Utah – La Sal Mountains and Colorado River Road

Utah is king of the desert – at least in terms of stupendous sandstone geology. Arizona might boast The Grand Canyon, but Utah lays claim to Bryce, Zion, Canyonlands and Arches NPs, not to mention the thousands of square miles of canyons, towers, mesas and dust in between.

Driving from the south along the 191 Spanish Valley, Church Rock…

… and Wilson Arch aren’t even deemed worthy of inclusion in a Park.

Moab is the outdoor hub – launchpad for the Parks, MTB / rafting capital and the epicentre of desert climbing. The La Sal Mountains dominate to the east, with Castle Valley and Fisher Towers to the north east, separated by the Colorado River from Arches NP to the north. West of town you have the spectacular mesa of Canyonlands, and the wider Bear Ears National Monument, which includes the crack-Meca of Indian Creek.

Working anticlockwise, we started our tour by driving up into the La Sal Mountains on the loop road, and picking a fabulous boondocking spot for the night with views up into the mountains…

… and a mesmerising sunset over Canyonlands.

The Lower Dakota crags aren’t low at all, just nudging 3,000m / 10,000ft, and accessed by 4 miles of steadily zigzagging dirt road above the loop road. A very well-constructed path leads down through quaking Aspens to the foot of a series of crags, up to 100ft of excellent quality Dakota sandstone. Highly featured with flakes, holes and knobs, it reminded me of some of the best of Red Rocks (or Frogsmouth, closer to home!)

The eponymous 5.7 on Good Times Wall is a glorious long jug-fest…

… whilst the neighbouring Salad Days, 5.9, has a notably harder crux on quite thin crimps.

Further right, on Times Wall, the angle steepens and the jugs give way to fragile but positive flakes of “desert varnish”. In Dew Time and Lawn Dart, both 10d, piece together sinuous sequences through these features.

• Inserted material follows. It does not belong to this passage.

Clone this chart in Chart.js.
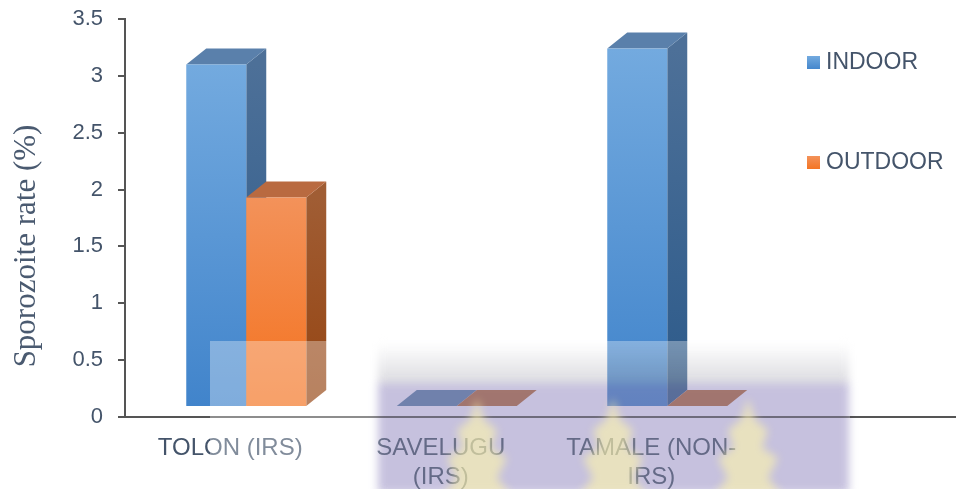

A note of clarification on these crags – Mountain Project describes the climbing as “shady, high-elevation climbing, ideal for the summer”. That’s all true, BUT “shady” is presumably a reference to the dense summer tree-cover, because the walls face due south. We had doubts about visiting in October but were bathed (even sweltering) in full sun all day as the Aspens had shed most of their foliage.

Driving down from the mountains around the remainder of the La Sal loop road, you are treated to stunning vistas over Castle Valley…

… and Castleton Tower…

… revisiting some scenes from Episode 13 of Bill and Dom’s Excellent Adventures.

Upper Onion Creek Campground provided more nostalgia…

… with Fisher Towers painted flame-red by the sunset…

… and a return visit to the magnificent loo with a view:

There’s tonnes of climbing in the Colorado River Valley itself (though still only a fraction of a percent of the amount of rock!) Take-out Beach is an easily accessed sector near the take-out ramp for rafting groups, with the first sector, The Stage, reached by a good path and short scramble from the parking.

We headed a bit further along to The Cinema (seen below towards the end of the day when the sun has moved onto it).

Foot Loose was a tough 5.9 warmup, and Men in Tights, 10a, actually felt easier (perhaps having loosened up!) and well worth its 4*s. Adventures in Babysitting, 5.7, also comes highly recommend.

On the same sector, but oriented at 90 degrees and so in the sun for most of the day, Encore, 11a, is one of my candidates for route-of-the-trip so far. There’s only about 20ft of really tricky climbing up the striking arete, but it requires quite a tenacious approach.

On the adjacent Theatre sector, An Overflow of Good, 11b, is another 4* offering, taking a devious line up a vertical wall before blasting through an overhanging prow on surprisingly good (and very welcome!) jugs. Another candidate – Outstanding!

Here’s the view down the Colorado River, with the line of An Overflow of Good just catching the last of the sun (centre left).

Having taken the long way around into Moab, it was time to finally hit town and slake a thirst at the Proper Brewery.